# Start of PROVIDED MATERIAL

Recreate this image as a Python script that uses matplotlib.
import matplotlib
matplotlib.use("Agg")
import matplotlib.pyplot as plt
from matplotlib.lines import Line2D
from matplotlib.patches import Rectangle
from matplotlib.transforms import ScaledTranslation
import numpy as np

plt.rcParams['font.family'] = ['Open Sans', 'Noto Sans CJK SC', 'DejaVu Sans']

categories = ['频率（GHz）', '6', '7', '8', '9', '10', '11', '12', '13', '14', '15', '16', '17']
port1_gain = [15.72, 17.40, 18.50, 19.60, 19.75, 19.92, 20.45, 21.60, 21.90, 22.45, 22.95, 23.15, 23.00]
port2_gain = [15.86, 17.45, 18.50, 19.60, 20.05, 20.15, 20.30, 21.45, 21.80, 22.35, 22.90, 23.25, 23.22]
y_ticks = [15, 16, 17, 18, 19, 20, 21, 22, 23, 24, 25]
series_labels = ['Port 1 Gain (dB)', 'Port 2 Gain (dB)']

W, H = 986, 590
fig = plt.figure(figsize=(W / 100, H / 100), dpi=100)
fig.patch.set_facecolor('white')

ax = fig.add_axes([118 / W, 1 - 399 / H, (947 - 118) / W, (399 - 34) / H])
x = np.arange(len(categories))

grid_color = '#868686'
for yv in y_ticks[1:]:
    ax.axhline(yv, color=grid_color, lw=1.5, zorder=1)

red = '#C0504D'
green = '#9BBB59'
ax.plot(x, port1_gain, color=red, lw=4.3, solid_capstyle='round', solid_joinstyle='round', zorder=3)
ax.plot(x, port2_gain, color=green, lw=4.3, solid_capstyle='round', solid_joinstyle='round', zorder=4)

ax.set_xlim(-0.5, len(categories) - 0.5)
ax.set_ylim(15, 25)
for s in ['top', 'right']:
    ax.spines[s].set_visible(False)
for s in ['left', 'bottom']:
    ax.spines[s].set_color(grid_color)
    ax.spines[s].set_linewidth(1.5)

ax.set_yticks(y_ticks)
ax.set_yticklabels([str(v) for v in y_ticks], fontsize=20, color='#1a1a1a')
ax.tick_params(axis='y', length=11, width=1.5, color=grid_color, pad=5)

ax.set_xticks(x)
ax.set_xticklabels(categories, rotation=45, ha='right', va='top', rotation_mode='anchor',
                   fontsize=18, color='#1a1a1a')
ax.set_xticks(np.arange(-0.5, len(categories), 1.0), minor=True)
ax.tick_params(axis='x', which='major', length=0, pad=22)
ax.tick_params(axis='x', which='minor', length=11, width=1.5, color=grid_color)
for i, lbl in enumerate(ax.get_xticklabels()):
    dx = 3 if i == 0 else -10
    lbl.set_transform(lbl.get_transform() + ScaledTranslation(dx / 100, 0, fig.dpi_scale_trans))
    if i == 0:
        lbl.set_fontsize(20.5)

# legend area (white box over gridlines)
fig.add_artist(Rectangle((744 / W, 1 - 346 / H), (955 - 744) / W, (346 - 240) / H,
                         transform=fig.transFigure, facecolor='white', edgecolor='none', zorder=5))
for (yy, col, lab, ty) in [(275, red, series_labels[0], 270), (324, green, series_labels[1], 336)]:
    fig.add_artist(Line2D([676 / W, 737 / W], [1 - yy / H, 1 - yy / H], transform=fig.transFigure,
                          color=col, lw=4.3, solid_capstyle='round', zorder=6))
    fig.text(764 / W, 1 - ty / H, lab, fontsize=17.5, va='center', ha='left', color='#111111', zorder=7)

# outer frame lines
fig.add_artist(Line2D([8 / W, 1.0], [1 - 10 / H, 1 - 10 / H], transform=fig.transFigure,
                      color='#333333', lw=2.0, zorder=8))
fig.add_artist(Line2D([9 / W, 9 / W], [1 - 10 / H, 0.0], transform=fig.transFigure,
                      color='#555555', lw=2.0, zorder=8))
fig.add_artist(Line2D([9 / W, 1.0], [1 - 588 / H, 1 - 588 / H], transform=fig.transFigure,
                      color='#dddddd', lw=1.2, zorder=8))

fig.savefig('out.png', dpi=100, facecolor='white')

# End of PROVIDED MATERIAL

**EXERCISE AIM**
Reproduce only the lines from the top of the material through the one bearing "plt.rcParams['font.family'] = ['Open", each exactly as it stands.

**EXERCISE OUTPUT**
Recreate this image as a Python script that uses matplotlib.
import matplotlib
matplotlib.use("Agg")
import matplotlib.pyplot as plt
from matplotlib.lines import Line2D
from matplotlib.patches import Rectangle
from matplotlib.transforms import ScaledTranslation
import numpy as np

plt.rcParams['font.family'] = ['Open Sans', 'Noto Sans CJK SC', 'DejaVu Sans']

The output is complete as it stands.